Sonntag, 10. Dezember 2017

Annette Maye’s Vinograd Express

Heute abend stand Annette Maye’s Vinograd Express auf der Bühne der Freien Klänge:
Annette Maye – Klarinette
Udo Moll – Trompete
Janko Hanushevsky – Bass
Max Andrzejewsky – Schlagzeug

Der Vinograd Express startet mit geheimnisvoll rauschenden Trommelklängen, über denen erst allmählich und leise E-Baß, Tompete und Saxophon hörbar werden. Und gerade als man sich angesichts des immer deutlicher werdenden osteuropäischen Einschlags der Musik 'und wo bleibt der drive' fragt, beginnt die Musik unter kräftigen Schlägen des Schlagzeugs an Dynamik zuzunehmen. Lauter und kräftiger werdend, erzeugen Annette Mayes Baßklarinette und Janko Hanushevskys Bass ein durchgehendes Grundmuster tiefer Klänge, in das sich die Konzertbesucher hineinversenken können. Eine musikalische Zeitdehnung scheint stattzufinden, in der dann Udo Molls kräftige Trompete die Führung übernimmt.

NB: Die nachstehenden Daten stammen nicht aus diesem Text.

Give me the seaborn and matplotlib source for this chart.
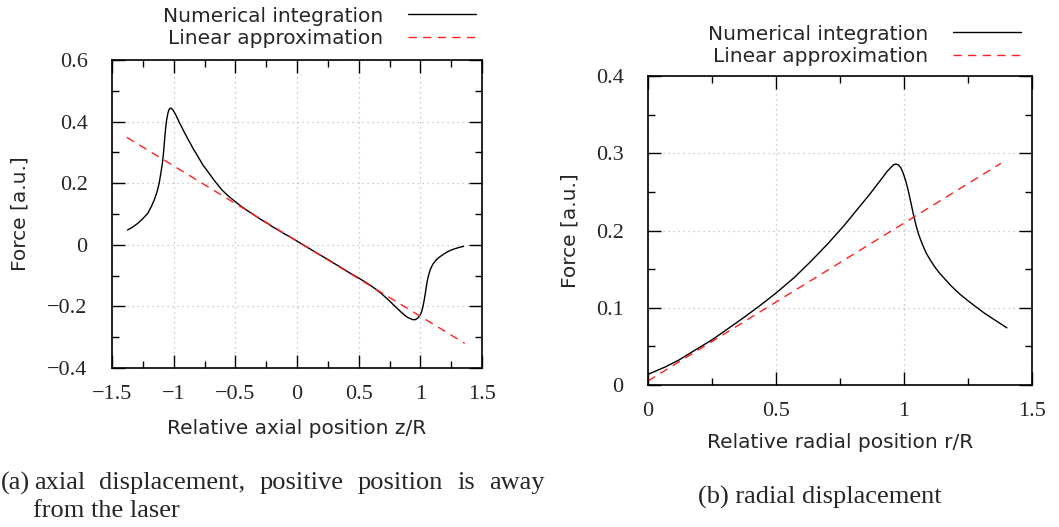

An vielen Stellen wird die Musik des Vinograd Express von komplizierten rhythmischen Strukturen bestimmt. Da kann dann schon mal jedes der vier Instrumente permanent einem völlig eigenen Takt zu folgen, woraus sich am Ende eine ziemlich wilde Mischung verschiedener Balkan-Stile ergibt, eine Art Speed-Balkan-Folk-Klezmer mit einer Spur Dreigroschenoper. Oder aber der Baß gibt einen beständigen, ins Ohr gehenden 6/8-Takt vor, der in Verbindung mit dem Schlagzeug die Grundlage für die im Vordergrund stehdenden Klarinette und Trompete bilden. Weit von leichthin hörbarer Musik und doch ins Ohr gehend, seltsam vertraut und fremd zugleich.

Später erläutert Annette Maye Hintergründe der Musik des Quartetts, in der sie Elemente der osteuropäischen und jüdischen Musik mit modernen Stilen verbinden. Dabei wollen sie selbst aber weit davon entfernt sein, einfach einen neuen Klezmer zu erfinden. In ihrer sehr frei improvisierten Musik, bei der sehr viel erst auf der Bühne und jedesmal neu entsteht ("in state composing" nennt Annette Maye das), gelingt ihnen das sehr gut.

Bleibt nur noch der Bandname, bei dem es sich vor allem um ein Wortspiel handelt: "vinograd heißt in fast allen slawischen Sprachen Weintraube – zugleich ist Weintraub auch ein jüdischer Name", erklärt Annette Maye. Bei diesem Namen bleibt dem Rezensenten nur noch hinzuzufügen, dass es in den 1930er Jahren die Weintraub Syncopaters gab – damals eine der bekanntesten Tanzband in Berlin. Aber das ist eine andere Geschichte (und auch eine ganz andere Art Musik).